I started school early, and spent my time through 10th grade as the youngest child in my class by a year or so. I went on to start college at 15 and missed being the youngest student on campus by only a few months thanks to another young TAMSter. I am really concerned by the notion that it is somehow dangerous for younger children to associate with older children or young adults. As a young adult, dealing with the stresses of growing up, I used to spend evenings on playgrounds, just moving around on the monkey bars and slides, letting my mind be occupied by the physical activity. I am concerned by the idea that an adult using a playground in exactly the same way children use the playground is suddenly somehow dangerous.
What kind of adults do we turn out, when they spent all their formative years being told, “You must only spend time with people your age, and you must only learn from certified adults who do not play like you do”? What are we losing, as a society?
I absolutely agree with you. When I was in elementary school, there was a self-contained classroom for special needs kids of high school age in the same building. My best friend was one of the boys there- an age difference of about ten years, but intellectually we were the same (I was somewhat advanced). We were great friends, he protected me from same-age bullies, and when he graduated he became our garbage man and I would leave him presents at Christmas. These days, people would probably wonder if he was abusing me or some silly thing….
I think you weren’t the youngest at TAMs by a few more months than you thought. Shelly was only 13 (though she turned 14 shortly after starting.
Wow, what a fantastic opportunity to watch those athletes in action and in interacting!!! I’ve seen some young adult males doing fantastic feats there too. It was wonderful to watch them have so much fun being in their own skin and enjoying movement.
I feel so sad that kids and adults have fewer and fewer places to play as they grow older. It’s just not right!!! My 11 year old son is going to be so sad to learn that our homeshool bounce house monthly field trip is going to fade away for him soon as I understand that don’t allow 12 year olds and up. So sad… Everyone has the right to play!!

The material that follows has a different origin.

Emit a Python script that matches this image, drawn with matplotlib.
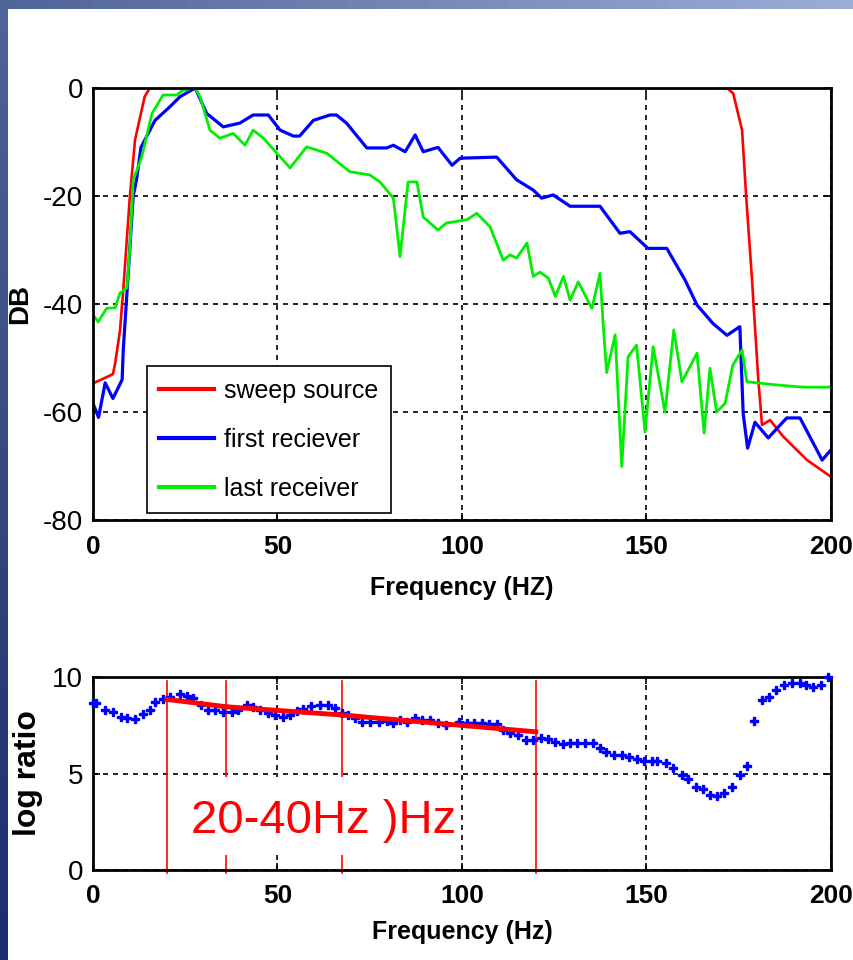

I was just talking this out with my Mother and remembering when I was little. My recess was with everyone, all the classes and ages and sometimes you played with some younger kids and sometimes you played with some older kids. After school we changed out of school clothes into our ‘play’ clothes and we were loose in our neighborhood – kids of multiple ages.
I was told that younger children couldn’t always do what we did so to look out for them when we played with them… which helped teach us to be responsible for others. When I played with the older kids, I was learning behaviors and pushing to be able to be on their level without losing out on being a kid. You learn from those you are around no matter what age.
I think this issue of not having older children or young adults around children is one of fear. There is an idea that older children or young adults would only be around younger kids to do something bad to or with them. Whether its to harm them, get them on drugs, kidnap them or molest them… Older kids or young adults or adults are looked at with suspicion, like “What are you doing here? Why are you here? What are you trying to do?” This thinking grew in the late 80’s and early 90’s and I don’t think it has gone away. Sadly, suspicion of the older kids and young adults or adults around the playground, keeps us from allowing children to see others playing – and I think its great when kids see adults playing!